IBM’s print is less about near-term upside and more about the market finally pricing a transition from “stable legacy compounder” to “messy software mix shift.” The key signal is not aggregate growth, but that the growth engine is becoming more concentrated in higher-quality recurring pieces while lower-quality transactional and automation buckets are slowing; that usually compresses multiple before it expands, even when headline guidance ticks up. In other words, the stock can look optically cheap on PEG while still being vulnerable to estimate resets if the mix keeps deteriorating. The second-order effect is on how investors should value IBM’s software portfolio relative to pure-play infrastructure software and AI names. If data/AI and Red Hat continue to outgrow the rest, IBM can support a premium multiple, but only if consulting doesn’t keep acting as a drag on operating leverage and cash conversion.

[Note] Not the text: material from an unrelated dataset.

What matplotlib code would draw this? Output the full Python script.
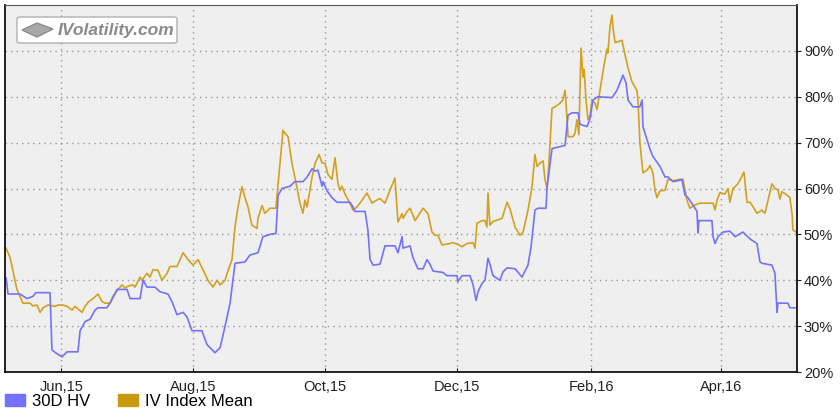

That makes this less a “beat-and-raise” story and more a test of whether recurring software can offset the cyclicality and execution noise elsewhere; the market will likely demand a few more quarters of consistency before re-rating. The contrarian angle is that the consensus may be underestimating how much of IBM’s current support comes from a favorable denominator and seasonality rather than durable acceleration. If the early-year guidance lift is partly helped by timing and acquisition contribution, then any macro wobble or delayed enterprise spending could hit the stock harder than bulls expect over the next 1-2 quarters. Conversely, if management can keep software growth above mid-single digits while consulting stabilizes, the downside from here may be limited because expectations are already subdued and positioning is likely not crowded.